Cogeco’s F2023 earnings were driven by low-single-digit EBITDA growth at Cogeco Connexion, owing primarily to high-speed internet additions and the Company’s acquisition of oxio (completed in March 2023), which offset weakness in Breezeline. Cogeco’s F2023 consolidated revenue was $2.98 billion, up 2.9% year over year (YOY) or flat YOY on a constant-currency basis, driven by 3.4% growth at Cogeco Connexion and 2.3% growth at Breezeline. Breezeline faced a tough F2022 growth comparable of 30.7% YOY as the Company worked to integrate the WideOpenWest, Inc. (Ohio Broadband) acquisition and faced a highly competitive video and internet market. Adjusted EBITDA was $1.42 billion, up 2.0% YOY or -0.6% YOY on a constant-currency basis, reflecting growth in Cogeco Connexion. However, a challenging operating environment in the U.S. footprint related to a highly competitive video landscape, particularly in Ohio, partially offset this growth. The F2023 EBITDA margin was 47.6%, compared with 48.0% in the same period last year, in line with DBRS Morningstar's expectations.

Looking ahead, Cogeco is focusing on its strategy to expand its service offering to include wireless access. Including the recent $190 million investment in 3800-megahertz (MHz) spectrum licenses, the Company has 100% broadband footprint coverage by wireless spectrum and invested approximately $587 million in spectrum licenses to date. While continued operating investment is still required over the near to medium term, DBRS Morningstar believes that Cogeco’s earnings profile should ultimately strengthen if the Company is able to successfully enter the Canadian and/or U.S. mobile market.

DBRS Morningstar forecasts F2024 revenue to be flat or slightly up in the low-single digits, with growth in both the Canadian and U.S. markets. In F2025, DBRS Morningstar expects revenue growth to strengthen to the low- to mid-single-digit growth range, including the launch of a wireless service. DBRS Morningstar expects F2024 and F2025 EBITDA to come under pressure as a result of modest top-line growth and investment in the wireless service offering. As a result, F2024 and F2025 EBITDA will likely be flat to slightly down before resuming meaningful growth in F2026.

At year-end F2023, DBRS Morningstar’s free cash flow (FCF), though lower YOY, was better than anticipated even though leverage was modestly higher than expected.

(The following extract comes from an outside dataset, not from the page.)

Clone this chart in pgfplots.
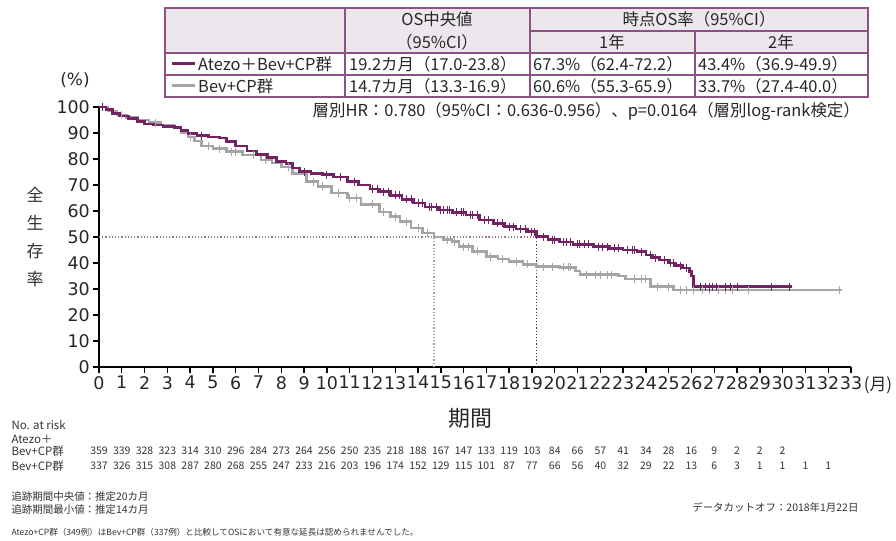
\documentclass[border=0pt]{standalone}
\usepackage{fontspec}
\setmainfont{Noto Sans CJK JP}
\newfontfamily\dejavu{DejaVu Sans}
\usepackage{pgfplots}
\pgfplotsset{compat=1.18}
\definecolor{kpurple}{RGB}{115,35,100}
\definecolor{kgray}{RGB}{165,165,165}
\definecolor{kborder}{RGB}{140,80,130}
\definecolor{khead}{RGB}{236,231,236}
\definecolor{kdot}{RGB}{150,120,140}
\newcommand{\fs}[1]{\fontsize{#1}{#1}\selectfont}
\begin{document}
\begin{tikzpicture}[x=1bp,y=1bp]
\useasboundingbox (0,0) rectangle (896,541);
\begin{axis}[at={(99bp,174bp)}, anchor=south west, scale only axis,
  width=752bp, height=260bp, xmin=0, xmax=33, ymin=0, ymax=100,
  axis x line=bottom, axis y line=left,
  axis line style={line width=1.6bp,-},
  xtick={0,...,33}, ytick={0,10,...,100},
  tick align=outside, major tick length=6bp,
  tick style={line width=1.4bp,black},
  ticklabel style={font=\dejavu\fs{17.5}, text=black!85},
  /pgf/number format/assume math mode=true,
  xticklabel style={inner sep=3bp},
  yticklabel style={inner sep=3bp},
  clip=false]
\addplot[kdot, dotted, line width=1.2bp] coordinates {(0,50) (19.2,50)};
\addplot[kgray, dotted, line width=1.2bp] coordinates {(14.7,0) (14.7,50)};
\addplot[kpurple, dotted, line width=1.2bp] coordinates {(19.2,0) (19.2,50)};
% Bev+CP
\addplot[const plot, kgray, line width=2.5bp] coordinates {
(0,100) (0.4,98.5) (0.8,97) (1.2,96) (1.7,95) (2.2,94) (2.7,93) (3.3,92) (3.6,90) (3.9,88.5)
(4.2,87) (4.5,85) (5.0,84) (5.6,82.8) (6.3,81.5) (7.1,79.6) (7.6,78.5) (8.0,77) (8.5,74.5)
(9.1,71.3) (9.6,69.5) (10.2,67) (10.9,64.9) (11.5,62.5) (12.3,59.7) (12.8,57.8) (13.2,55.9)
(13.7,53.5) (14.2,51.5) (14.7,50) (15.1,49) (15.5,48.2) (15.8,46.3) (16.4,44.5) (17.0,42.4)
(17.5,41.5) (18.0,40.5) (18.6,39.5) (19.2,38.6) (20.2,38.3) (20.9,37) (21.1,35.5) (22.8,35)
(23.1,33.8) (24.2,30.9) (25.2,29.6) (32.6,29.6)};
\addplot[only marks, mark=|, mark size=4bp, kgray, mark options={line width=1bp}] coordinates {
(1.0,97) (2.5,94) (4.0,88.5) (4.8,85) (5.3,84) (5.8,82.8) (6.0,82.8) (6.8,81.5) (7.3,79.6) (8.3,77)
(9.4,71.3) (9.8,69.5) (10.5,67) (11.0,64.9) (11.3,64.9) (12.0,62.5) (12.5,59.7) (13.0,57.8)
(13.5,55.9) (14.0,53.5) (14.4,51.5) (15.3,49) (15.6,48.2) (16.0,46.3) (16.2,46.3) (16.6,44.5)
(17.2,42.4) (17.7,41.5) (18.3,40.5) (18.8,39.5) (19.5,38.6) (19.9,38.6) (20.4,38.3) (20.6,38.3)
(20.7,38.3) (21.4,35.5) (21.8,35.5) (22.0,35.5) (22.3,35.5) (22.5,35.5) (23.5,33.8) (23.8,33.8)
(24.0,33.8) (24.5,30.9) (25.0,30.9) (25.5,29.6) (25.8,29.6) (26.1,29.6) (26.5,29.6) (26.8,29.6)
(27.2,29.6) (27.5,29.6) (27.8,29.6) (28.5,29.6) (32.5,29.6)};
% Atezo+Bev+CP
\addplot[const plot, kpurple, line width=2.6bp] coordinates {
(0,100) (0.3,99) (0.6,97.5) (0.9,96.5) (1.3,95.5) (1.7,94.5) (2.0,93.5) (2.4,93) (2.8,92.5)
(3.3,92) (3.6,91) (3.9,89.8) (4.3,89) (4.8,88.5) (5.3,88) (5.6,86.8) (6.0,85) (6.5,83) (6.9,81.8)
(7.4,80.5) (7.8,79) (8.2,78.3) (8.5,76.5) (8.8,75.1) (9.3,74.5) (9.8,74) (10.3,73) (10.9,71.3)
(11.4,70) (11.9,68.5) (12.3,67.4) (12.8,66) (13.3,64.5) (13.8,63) (14.3,61.5) (14.9,60.4)
(15.5,59.5) (16.1,58.5) (16.7,56.5) (17.3,55.3) (17.8,54) (18.3,53) (18.8,52) (19.2,50.1)
(19.7,49) (20.2,48) (20.8,47.2) (21.7,46.3) (22.4,45.6) (23.0,45) (23.6,44.4) (24.0,43)
(24.3,42) (24.6,41.2) (25.0,40) (25.3,39) (25.6,38) (25.9,36.7) (26.0,35) (26.1,30.9) (30.4,30.9)};
\addplot[only marks, mark=|, mark size=4bp, kpurple, mark options={line width=1bp}] coordinates {
(0.15,100) (4.5,89) (9.0,75.1) (10.0,74) (10.6,73) (11.2,71.3) (12.0,68.5) (12.2,68.5) (12.5,67.4)
(12.7,67.4) (13.0,66) (13.2,66) (13.5,64.5) (13.7,64.5) (14.0,63) (14.2,63) (14.5,61.5) (14.6,61.5)
(14.8,61.5) (15.0,60.4) (15.1,60.4) (15.3,60.4) (15.4,60.4) (15.7,59.5) (15.9,59.5) (16.0,59.5)
(16.3,58.5) (16.4,58.5) (16.6,58.5) (16.9,56.5) (17.1,56.5) (17.5,55.3) (17.7,55.3) (18.0,54)
(18.2,54) (18.5,53) (18.7,53) (19.0,52) (19.1,52) (19.5,50.1) (19.9,49) (20.0,49) (20.4,48)
(20.5,48) (20.7,48) (21.0,47.2) (21.1,47.2) (21.3,47.2) (21.5,47.2) (21.9,46.3) (22.1,46.3)
(22.3,46.3) (22.6,45.6) (22.8,45.6) (23.2,45) (23.4,45) (23.5,45) (23.8,44.4) (24.2,43) (24.4,42)
(24.8,41.2) (25.1,40) (25.2,40) (25.5,39) (25.8,38) (26.4,30.9) (26.6,30.9) (26.8,30.9)
(26.9,30.9) (27.1,30.9) (27.5,30.9) (27.7,30.9) (28.0,30.9) (29.5,30.9) (30.3,30.9)};
\end{axis}
% axis annotations
\node[font=\fs{17}, text=black!85] at (878,156) {(月)};
\node[font=\dejavu\fs{17}, text=black!85] at (75,461) {(\%)};
\node[font=\fs{17}, align=center, inner sep=0, text=black!80] at (35,304) {全\\[11bp]生\\[11bp]存\\[11bp]率};
\node[font=\fs{22}, text=black!85] at (470,123) {期間};
% table
\fill[khead] (165,488) rectangle (868,533);
\begin{scope}[kborder, line width=1.3bp]
\draw (165,444) rectangle (868,533);
\draw (345,444)--(345,533);
\draw (530,444)--(530,533);
\draw (695,444)--(695,510);
\draw (530,510)--(868,510);
\draw (165,488)--(868,488);
\draw (165,466)--(868,466);
\end{scope}
\begin{scope}[font=\fs{16.5}, text=black!85, inner sep=2bp]
\node at (437,522) {OS中央値};
\node at (437,499) {（95\%CI）};
\node at (699,522) {時点OS率（95\%CI）};
\node at (612,499) {1年};
\node at (781,499) {2年};
\node[anchor=west] at (196,477) {Atezo＋Bev+CP群};
\node[anchor=west] at (196,455) {Bev+CP群};
\node[anchor=west] at (347,477) {19.2カ月（17.0-23.8）};
\node[anchor=west] at (347,455) {14.7カ月（13.3-16.9）};
\node[anchor=west] at (531,477) {67.3\%（62.4-72.2）};
\node[anchor=west] at (531,455) {60.6\%（55.3-65.9）};
\node[anchor=west] at (696,477) {43.4\%（36.9-49.9）};
\node[anchor=west] at (696,455) {33.7\%（27.4-40.0）};
\node[anchor=east] at (862,429) {層別HR：0.780（95\%CI：0.636-0.956）、p=0.0164（層別log-rank検定）};
\end{scope}
\draw[kpurple, line width=3bp] (172,477)--(195,477);
\draw[kgray, line width=3bp] (172,455)--(195,455);
% number at risk
\begin{scope}[font=\fs{11.5}, text=black!80]
\node[anchor=west] at (8,116) {No. at risk};
\node[anchor=west] at (8,102) {Atezo＋};
\node[anchor=west] at (8,90) {Bev+CP群};
\node[anchor=west] at (8,75) {Bev+CP群};
\end{scope}
\begin{scope}[font=\fs{10.5}, text=black!80]
\foreach \v [count=\i from 0] in {359,339,328,323,314,310,296,284,273,264,256,250,235,218,188,167,147,133,119,103,84,66,57,41,34,28,16,9,2,2,2}
  \node at ({99+22.788*\i},90) {\v};
\foreach \v [count=\i from 0] in {337,326,315,308,287,280,268,255,247,233,216,203,196,174,152,129,115,101,87,77,66,56,40,32,29,22,13,6,3,1,1,1,1}
  \node at ({99+22.788*\i},75) {\v};
\node[anchor=west] at (8,44) {追跡期間中央値：推定20カ月};
\node[anchor=west] at (8,31) {追跡期間最小値：推定14カ月};
\node[anchor=east] at (862,34) {データカットオフ：2018年1月22日};
\node[anchor=west, font=\fs{8.6}] at (8,9) {Atezo+CP群（349例）はBev+CP群（337例）と比較してOSにおいて有意な延長は認められませんでした。};
\end{scope}
\end{tikzpicture}
\end{document}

DBRS Morningstar’s operating cash flow was $1.10 billion in F2023 compared with $1.17 billion in F2022, reflecting slightly lower net income. Both capital expenditures and dividends increased YOY to $803 million (+7.8%) and $138 million (+6.2%), respectively. As a result, F2023 FCF (after dividends but before changes in working capital) was $120 million, down from $291 million in F2022. F2023 gross debt to EBITDA was 3.55 times (x), up from 3.36x in F2022 and modestly higher than DBRS Morningstar’s estimate. In terms of liquidity, Cogeco ended F2023 with approximately $263 million in unrestricted cash and equivalents, $375 million available on its $750 million Canadian credit facility that matures in January 2028, and USD 150 million (CAD 199 million) on the Breezeline credit facility that matures in July 2024. DBRS Morningstar notes that the Company has a modest USD 25 million (CAD 34 million) maturity in 2024 and a USD 215 million (CAD 291 million) maturity in 2025.

Looking ahead, DBRS Morningstar expects Cogeco’s financial profile to remain supportive of the current credit ratings. This outlook incorporates the recently completed 3800 MHz spectrum license auction, continued network spending in both the Canadian and U.S. markets, and the purchase of Cogeco shares. Reflecting both the investment to support a wireless service in both Canada and the U.S. and the purchase of its shares, DBRS Morningstar expects Cogeco's consolidated leverage to remain at their current levels in F2024 and F2025 before beginning to decline slowly through DBRS Morningstar's forecast horizon starting in F2026.

If wireline operating metrics deteriorate materially, the wireless service does not gain sufficient traction in the marketplace, and/or leverage moves structurally higher toward 3.5x to 4.0x, DBRS Morningstar may take a negative credit rating action on Cogeco’s Issuer Rating. Conversely, if operating performance reflects the successful expansion of Cogeco's service offering and the Company is able to deleverage in a manner that sustains core or non-acquisition-driven leverage below 3.0x, DBRS Morningstar may take a positive credit rating action on Cogeco’s Issuer Rating.

There were no Environmental/Social/Governance factors that had a significant or relevant effect on the credit analysis.

A description of how DBRS Morningstar considers ESG factors within the DBRS Morningstar analytical framework can be found in the DBRS Morningstar Criteria: Approach to Environmental, Social, and Governance Risk Factors in Credit Ratings at (July 4, 2023).

All figures are in Canadian dollars unless otherwise noted.

DBRS Morningstar applied the following principal methodologies:
-- Global Methodology for Rating Companies in the Communications Industry (July 20, 2023;
-- DBRS Morningstar Global Criteria: Recovery Ratings for Non-Investment-Grade Corporate Issuers (August 30, 2023;

The credit rating methodologies used in the analysis of this transaction can be found at:

A description of how DBRS Morningstar analyzes corporate finance transactions and how the methodologies are collectively applied can be found at:

The related regulatory disclosures pursuant to the National Instrument 25-101 Designated Rating Organizations are hereby incorporated by reference and can be found by clicking on the link under Related Documents or by contacting us at [email protected].

The credit rating was initiated at the request of the rated entity.

The rated entity or its related entities did participate in the rating process for this credit rating action.

DBRS Morningstar had access to the accounts, management, and other relevant internal documents of the rated entity or its related entities in connection with this credit rating action.

This is a solicited credit rating.

The conditions that lead to the assignment of a Negative or Positive trend are generally resolved within a 12-month period. DBRS Morningstar trends and credit ratings are under regular surveillance.